There are a few old Quaker Clothes in the attics of their descendants, and on suitable occasions, an old broad-brimmed hat or two will appear at a Quaker gathering, for amusement. Quakers gave up the old style of "plain dress" when it became generally agreed that such eccentric dress was not plain at all but rather drew attention to itself. On the other hand, there is a distinctly unfashionable quality to almost everything Quakers do wear. When silk and nylon stockings were fashionable for women, Quaker women often wore black stockings. When it became the style for women to sport black stockings, Quaker women usually wore flesh-colored nylons. Among men, thin metal-trimmed spectacles displayed the same counter-fashionable tendency. Nowadays, these little quirks are often public signals among strangers, a way of wig-wagging "I notice you are a Quaker, so am I." And of course, unfashionable clothes are cheaper, and that's always a good thing.
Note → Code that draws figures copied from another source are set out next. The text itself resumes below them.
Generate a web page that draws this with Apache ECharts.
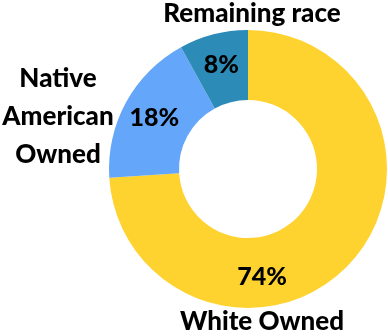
<!DOCTYPE html>
<html><head><meta charset="utf-8">
<script src="https://cdn.jsdelivr.net/npm/echarts@6/dist/echarts.min.js"></script>
<style>html,body{margin:0;padding:0;background:#fff}#c{width:388px;height:336px}</style>
</head><body><div id="c"></div>
<script>
const categories = ['White Owned', 'Native American Owned', 'Remaining race'];
const values = [74, 18, 8];
const colors = ['#FED22F', '#64A6F9', '#2D8BB8'];
const FONT = 'Lato, sans-serif';

const chart = echarts.init(document.getElementById('c'), null, {renderer: 'canvas'});
const txt = (text, x, y, lh) => ({
  type: 'text', x: x, y: y,
  style: {text: text, fill: '#000', font: '900 26px ' + FONT, align: 'center', verticalAlign: 'middle', lineHeight: lh || 30}
});
chart.setOption({
  animation: false,
  series: [{
    type: 'pie',
    center: [248, 169],
    radius: [69, 139],
    startAngle: 90,
    clockwise: true,
    avoidLabelOverlap: false,
    label: {
      show: true, position: 'inside',
      formatter: p => p.value + '%',
      color: '#000', fontFamily: FONT, fontWeight: 900, fontSize: 25
    },
    labelLine: {show: false},
    emphasis: {disabled: true},
    labelLayout: p => p.dataIndex === 0 ? {dx: -64, dy: 35} : {},
    data: categories.map((c, i) => ({name: c, value: values[i], itemStyle: {color: colors[i]}}))
  }],
  graphic: [
    txt(categories[2], 252, 14),
    txt('Native\nAmerican\nOwned', 58, 117, 38),
    txt(categories[0], 262, 322)
  ]
});
</script></body></html>
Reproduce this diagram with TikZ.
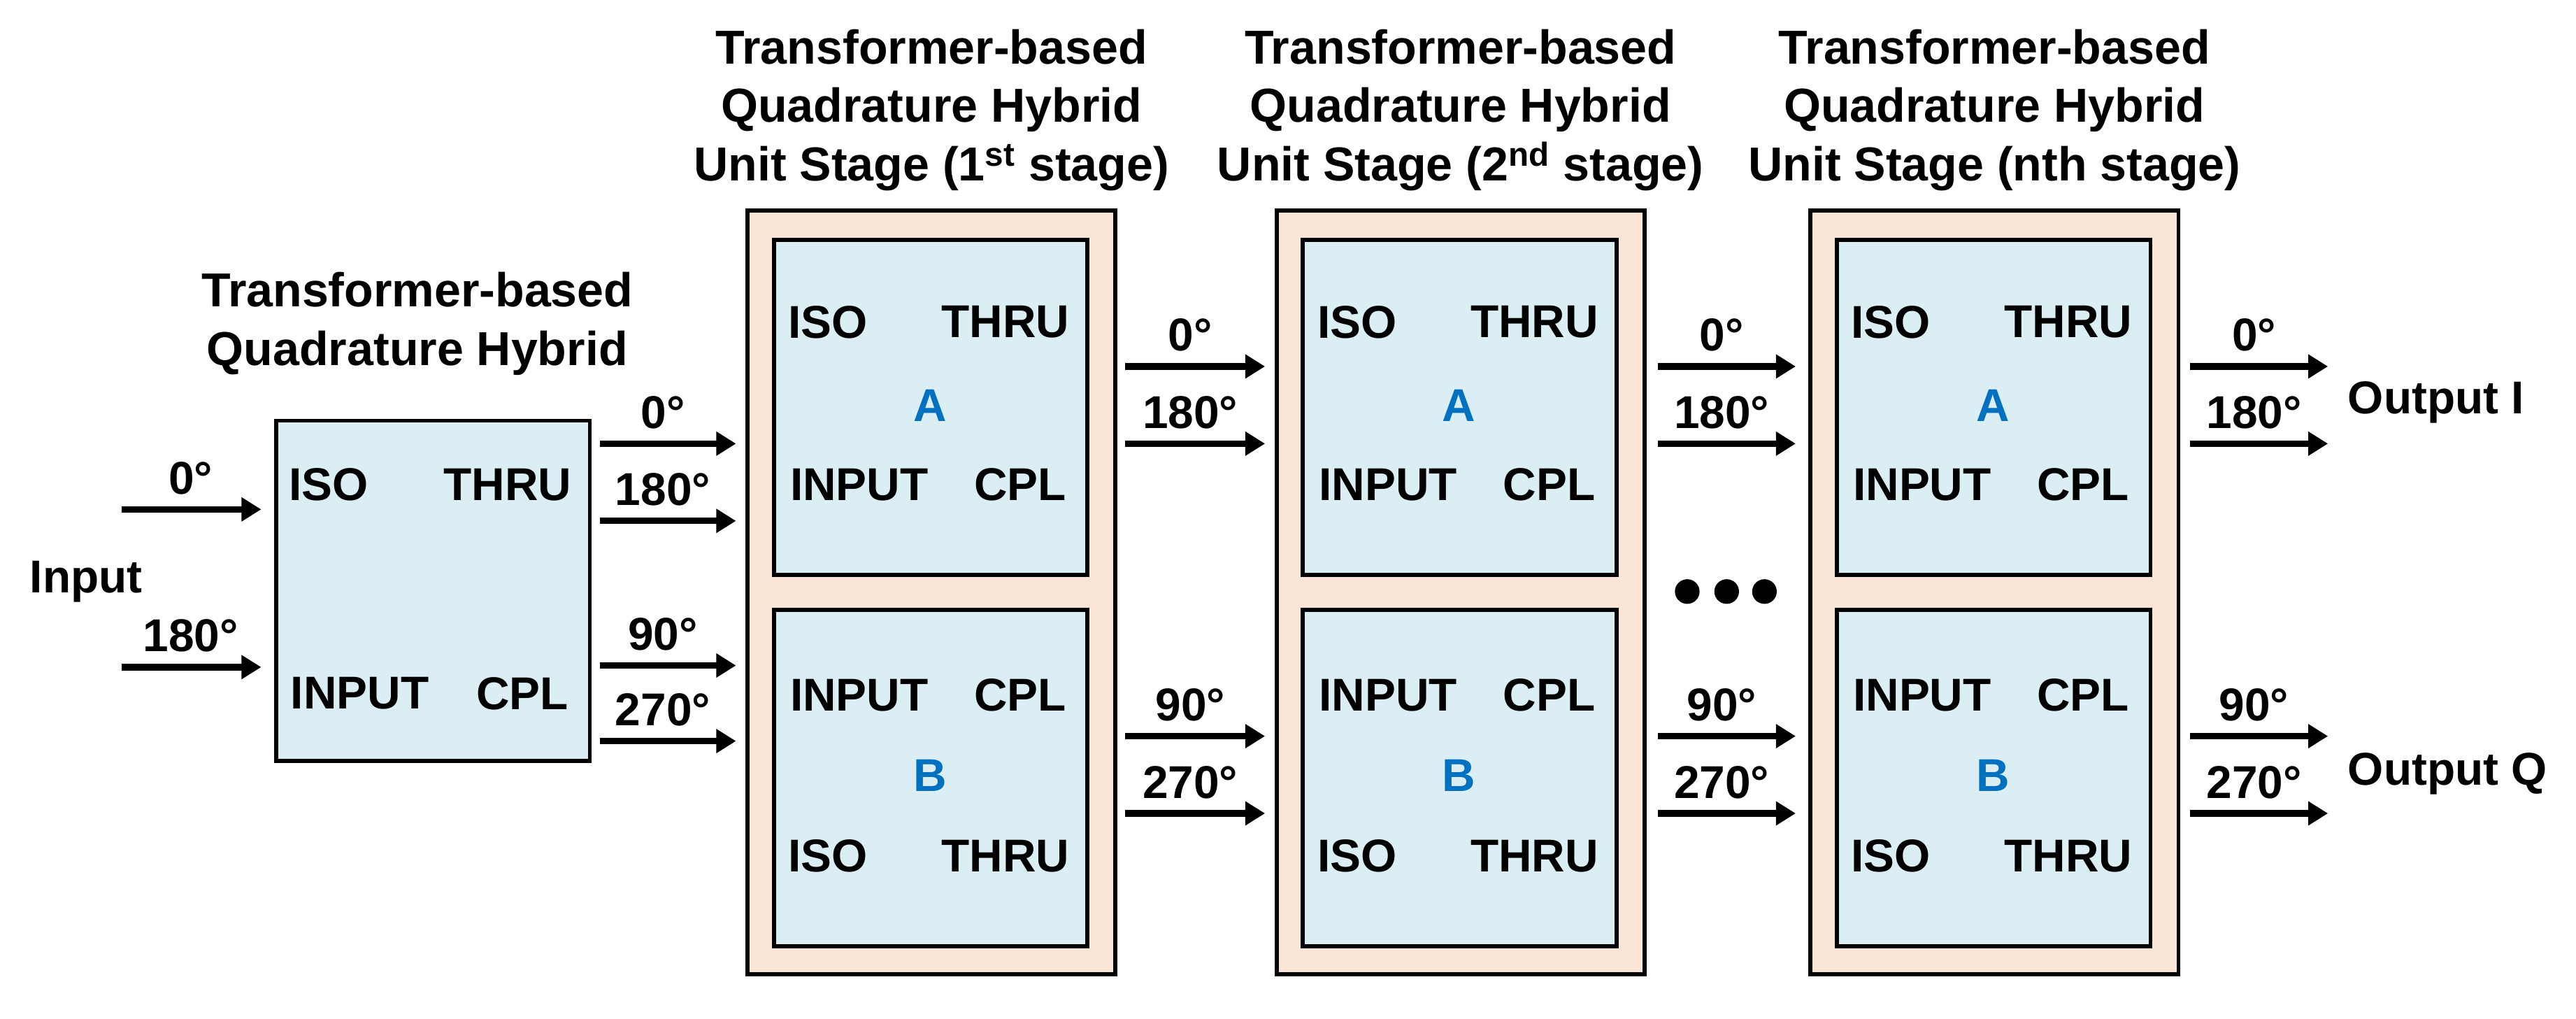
\documentclass[tikz,border=0pt]{standalone}
\usepackage{fontspec}
\setmainfont{Liberation Sans}
\usetikzlibrary{arrows.meta}
\definecolor{boxblue}{HTML}{DAEEF3}
\definecolor{peach}{HTML}{FBE5D6}
\definecolor{letterblue}{HTML}{0070C0}
\tikzset{lbl/.style={font=\fontsize{28}{30}\selectfont\bfseries,inner sep=0pt},
         ttl/.style={font=\fontsize{29}{35.5}\selectfont\bfseries,align=center,inner sep=0pt},
         letter/.style={lbl,text=letterblue},
         arr/.style={line width=4pt,-{Triangle[length=12pt,width=14pt]}},
         hybrid/.style={draw,line width=2.5pt,fill=boxblue},
         stagebox/.style={draw,line width=2.5pt,fill=peach}
}

\begin{document}
\begin{tikzpicture}[x=1pt,y=-1pt]
  \useasboundingbox (0,0) rectangle (1568,620);
  % first hybrid
  \draw[hybrid](168,256)rectangle(359,463);
  \node[lbl] (hiso) at (200,295){ISO};
  \node[lbl] (hthru) at (309,295){THRU};
  \node[lbl] (hin) at (219,422){INPUT};
  \node[lbl] (hcpl) at (318,422){CPL};
  \node[ttl] (htitle) at (254,197){Transformer-based\\Quadrature Hybrid};
  \node[lbl,anchor=west] (input) at (18,354){Input};
  \foreach\y/\d in {310/0,406/180}{
     \coordinate (i\y) at (74,\y); \coordinate (j\y) at (159,\y);
     \draw[arr](i\y)--(j\y);
     \node[lbl] at (116,\y-19){\d°};
  }
  % stages
  \foreach\x/\n/\s in {455/1/1\textsuperscript{st} stage,777/2/2\textsuperscript{nd} stage,1102/3/nth stage}{
     \draw[stagebox](\x,128)rectangle(\x+224,593);
     \draw[hybrid](\x+16,146)rectangle(\x+207,350);
     \draw[hybrid](\x+16,371)rectangle(\x+207,576);
     \node[lbl] at (\x+49,196){ISO};
     \node[lbl] at (\x+157,196){THRU};
     \node[letter] at (\x+111,247){A};
     \node[lbl] at (\x+68,295){INPUT};
     \node[lbl] at (\x+166,295){CPL};
     \node[lbl] at (\x+68,423){INPUT};
     \node[lbl] at (\x+166,423){CPL};
     \node[letter] at (\x+111,472){B};
     \node[lbl] at (\x+49,521){ISO};
     \node[lbl] at (\x+157,521){THRU};
     \node[ttl] (t\n) at (\x+112,67){Transformer-based\\Quadrature Hybrid\\Unit Stage (\s)};
  }
  % connectors
  \foreach\xa/\xb/\y/\d in {365/448/270/0,365/448/317/180,365/448/405/90,365/448/451/270,
     685/770/223/0,685/770/270/180,685/770/448/90,685/770/495/270,
     1009/1093/223/0,1009/1093/270/180,1009/1093/448/90,1009/1093/495/270,
     1333/1417/223/0,1333/1417/270/180,1333/1417/448/90,1333/1417/495/270}{
     \coordinate (a\xa\y) at (\xa,\y); \coordinate (b\xa\y) at (\xb,\y);
     \draw[arr](a\xa\y)--(b\xa\y);
     \node[lbl] at ({(\xa+\xb)/2-3},\y-19){\d°};
  }
  \node[lbl,anchor=west] (outi) at (1429,245){Output I};
  \node[lbl,anchor=west] (outq) at (1429,471){Output Q};
  \foreach\x in {1027,1051,1074}\fill(\x,360)circle(7.5);
\end{tikzpicture}
\end{document}
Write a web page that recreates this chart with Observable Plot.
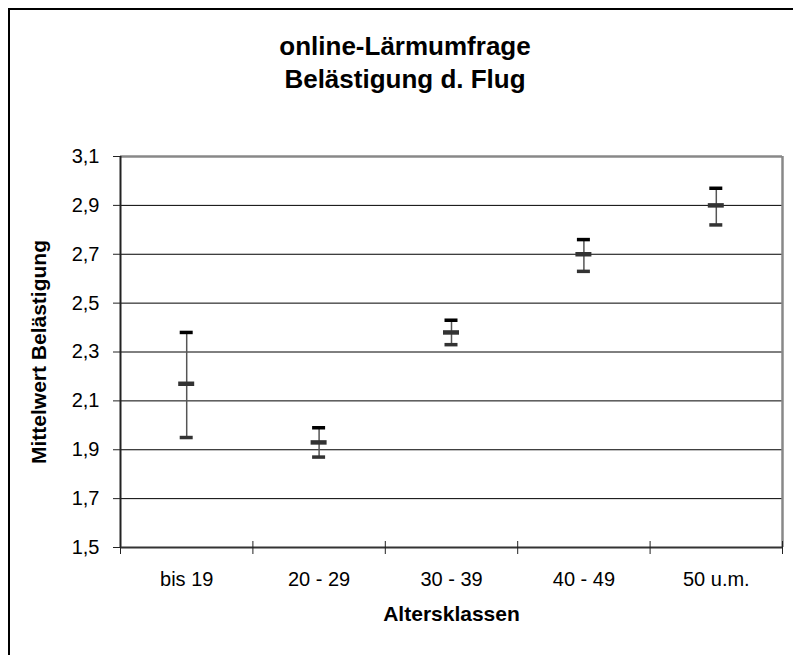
<!DOCTYPE html>
<html><head><meta charset="utf-8">
<script src="https://cdn.jsdelivr.net/npm/d3@7"></script>
<script src="https://cdn.jsdelivr.net/npm/@observablehq/plot@0.6"></script>
<style>
body{margin:0;background:#fff;font-family:"Liberation Sans",Arial,sans-serif;}
#wrap{position:relative;width:793px;height:655px;overflow:hidden;background:#fff;}
#frame{position:absolute;left:8px;top:8px;width:820px;height:700px;border:2px solid #000;box-sizing:border-box;}
#title{position:absolute;left:0;width:810px;top:30px;text-align:center;font-weight:bold;font-size:26px;line-height:33px;color:#000;}
#chart{position:absolute;left:0;top:110px;}
</style></head><body>
<div id="wrap"><div id="frame"></div><div id="title"></div><div id="chart"></div></div>
<script>
const titleLines = ["online-Lärmumfrage", "Belästigung d. Flug"];
const categories = ["bis 19", "20 - 29", "30 - 39", "40 - 49", "50 u.m."];
const means = [2.17, 1.93, 2.38, 2.70, 2.90];
const upper = [2.38, 1.99, 2.43, 2.76, 2.97];
const lower = [1.95, 1.87, 2.33, 2.63, 2.82];
const yTicks = [1.5, 1.7, 1.9, 2.1, 2.3, 2.5, 2.7, 2.9, 3.1];
const yLabel = "Mittelwert Belästigung";
const xLabel = "Altersklassen";

document.getElementById("title").innerHTML = titleLines.join("<br>");

const idx = categories.map((c, i) => i);
const center = i => i + 0.5;
const bounds = d3.range(categories.length + 1);

const chart = Plot.plot({
  width: 793,
  height: 545,
  marginLeft: 120,
  marginRight: 11,
  marginTop: 46,
  marginBottom: 108,
  style: {fontFamily: "'Liberation Sans', Arial, sans-serif", fontSize: "20px", color: "#000", background: "transparent"},
  x: {domain: [0, categories.length], axis: null},
  y: {domain: [yTicks[0], yTicks[yTicks.length - 1]], axis: null},
  marks: [
    Plot.ruleY(yTicks.slice(1, -1), {stroke: "#000", strokeWidth: 1}),
    Plot.ruleY([yTicks[yTicks.length - 1]], {stroke: "#888", strokeWidth: 2.5}),
    Plot.ruleX([categories.length], {stroke: "#888", strokeWidth: 2.5}),
    Plot.ruleX([0], {stroke: "#222", strokeWidth: 2}),
    Plot.ruleY([yTicks[0]], {stroke: "#333", strokeWidth: 2}),
    Plot.ruleX(bounds, {y1: yTicks[0], y2: yTicks[0], insetTop: 7, insetBottom: 6, stroke: "#222", strokeWidth: 1}),
    Plot.axisY({ticks: yTicks, tickFormat: d => d.toFixed(1).replace(".", ","), tickSize: 7, tickPadding: 14, label: null, stroke: "#222", fontSize: 20}),
    Plot.axisX({ticks: idx.map(center), tickFormat: d => categories[Math.round(d - 0.5)], tickSize: 0, tickPadding: 24, label: null, fontSize: 20}),
    // error bars
    Plot.ruleX(idx, {x: center, y1: i => lower[i], y2: i => upper[i], stroke: "#555", strokeWidth: 1.5}),
    Plot.ruleY(idx, {y: i => upper[i], x1: center, x2: center, insetLeft: -6.5, insetRight: -6.5, stroke: "#000", strokeWidth: 3.5}),
    Plot.ruleY(idx, {y: i => lower[i], x1: center, x2: center, insetLeft: -6.5, insetRight: -6.5, stroke: "#333", strokeWidth: 3.5}),
    Plot.ruleY(idx, {y: i => means[i], x1: center, x2: center, insetLeft: -8, insetRight: -8, stroke: "#333", strokeWidth: 4.5}),
    // axis titles
    Plot.text([yLabel], {frameAnchor: "left", textAnchor: "middle", lineAnchor: "middle", rotate: -90, dx: -81, fontWeight: "bold", fontSize: 21}),
    Plot.text([xLabel], {frameAnchor: "bottom", textAnchor: "middle", lineAnchor: "middle", dy: 67, fontWeight: "bold", fontSize: 21})
  ]
});
document.getElementById("chart").appendChild(chart);
</script>
</body></html>
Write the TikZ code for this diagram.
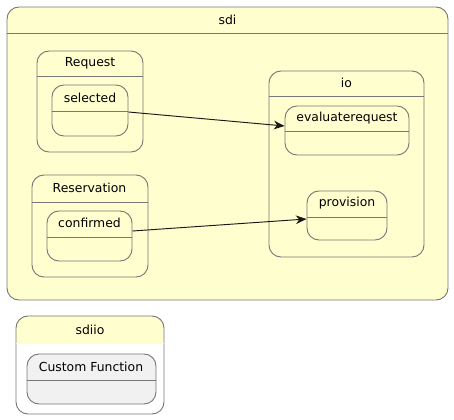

And so it happened in 1947 that the Quakers were awarded the Nobel Peace Prize, with information passed along that white tie and tails were the expected form of dress at the ceremony. Henry Cadbury was selected to receive the award on behalf of the American Friends Service Committee, and you can be sure Henry Cadbury didn't own a set of tails. Henry was also very certain he wasn't going to go out and buy a set, just for a single wearing.

The AFSC collects used clothing, to distribute to the poor. Henry inquired whether there might be a set of white tie and tails to be found in the used-clothing bin, and luckily there was. It had been collected on behalf of the Budapest Symphony Orchestra when that impoverished but distinguished group of musicians was invited to give a concert in London. One of the monkey suits more, or less, fit Henry.

So, after investing in dry cleaning and pressing, Henry packed it up and went off to Oslo, to meet the King.